Современный немецкий историк Майер усматривает корень детских крестовых походов в средневековом представлении, по которому дети отмечены печатью богоизбранности, поскольку они невинны и вместе с тем не владеют никаким имуществом, то есть ближе всего стоят к Христу. В то же время Майер выводит все движение из распространенных в начале XIII века идей апостолической бедности, которые он также связывает с этим представлением.

Итальянский медиевист Дж. Микколи первым подметил, что источники вовсе не изображают участников крестового похода непременно и исключительно детьми. Датчанин П. Рэдс развил это наблюдение. Для него крестовый поход бедняков 1212 года – лишь побочный продукт церковно-реформаторских тенденций того времени, вариант чисто этического движения апостолической бедности, утверждавшего евангелические идеалы и охватившего все классы общества. Это, по Рэдсу, была попытка вернуть крестовые походы к их изначальным, чисто религиозным истокам. Впрочем, он говорит при этом, что участники «детских» крестовых походов были «резервом еретичества», то есть не отрицает и социальных, классовых факторов, способствовавших началу такого движения. Вспомним рассказ монаха из Шербурна о бунтарях во главе с предполагаемым бывшим вожаком детских походов – действительно, это определение Рэдса может быть вполне верным.

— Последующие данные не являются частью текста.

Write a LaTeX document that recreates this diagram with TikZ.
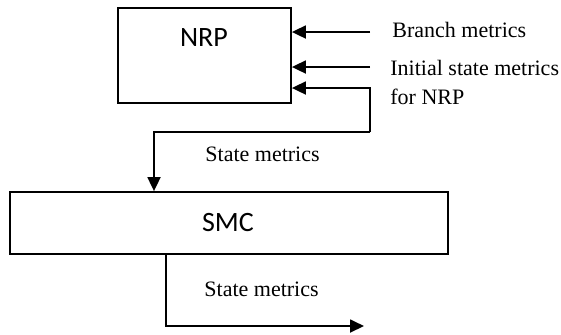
\documentclass[tikz,border=0pt]{standalone}
\usepackage{fontspec}
\setmainfont{Liberation Serif}
\newfontfamily\blockfont{Carlito}
\usetikzlibrary{arrows.meta}

\begin{document}
\begin{tikzpicture}[x=0.5pt,y=-0.5pt,
		block/.style={rectangle,draw,line width=0.9pt,inner sep=0pt},
		blocktext/.style={font=\blockfont\fontsize{14}{16}\selectfont,inner sep=0pt},
		sig/.style={line width=0.9pt,-{Triangle[length=7pt,width=6.5pt]}},
		lbl/.style={font=\fontsize{11}{13}\selectfont,inner sep=0pt,anchor=west}]
		\useasboundingbox (0,0) rectangle (561,334);
%		\draw[help lines,step=20] (0,0) grid (561,334);
		\path (370,32) coordinate (bm_in);
		\path (370,67) coordinate (ism_in);
		\path (370,88) coordinate (fb_top);
		\path (370,132) coordinate (fb_r);
		\path (154,132) coordinate (fb_l);
		\path (166,326) coordinate (out_bend);
		\path (364,326) coordinate (out_end);

		% the two blocks
		\node[block,minimum width=86.5pt,minimum height=47.5pt] (nrp) at (204.5,55.5) {};
		\node[blocktext] (nrp_name) at (204,38) {NRP};
		\node[block,minimum width=219pt,minimum height=31pt] (smc) at (229,223) {};
		\node[blocktext] (smc_name) at (228,222) {SMC};

		% inputs of NRP
		\draw[sig] (bm_in) -- (bm_in -| nrp.east);
		\node[lbl] (bm_lbl) at (392,30) {Branch metrics};
		\draw[sig] (ism_in) -- (ism_in -| nrp.east);
		\node[lbl] (ism_lbl) at (390,68) {Initial state metrics};
		\node[lbl] (ism_lbl2) at (390,97) {for NRP};

		% state metrics loop between NRP and SMC
		\draw[sig] (fb_r) -- (fb_top) -- (fb_top -| nrp.east);
		\draw[sig] (fb_r) -- (fb_l) -- (fb_l |- smc.north);
		\node[lbl] (sm_lbl) at (205,154) {State metrics};

		% output of SMC
		\draw[sig] (smc.south -| out_bend) -- (out_bend) -- (out_end);
		\node[lbl] (out_lbl) at (204,289) {State metrics};
\end{tikzpicture}
\end{document}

Историки марксистской направленности считали, что детские крестовые походы представляли собой социальное движение в религиозном облачении. Не случайно, по их мнению, папские буллы умалчивали о событиях 1212 года, а хронисты из процветающих монастырей отзывались об участниках походов крайне неприязненно и даже враждебно. «Пустое и бесполезное дело», – писал безвестный южноэльзасский анналист из Марбаха. Он, как и некоторые другие тогдашние историки, рисует поход затеей безумцев, родившейся не по Божьему внушению, а из сатанинских помыслов.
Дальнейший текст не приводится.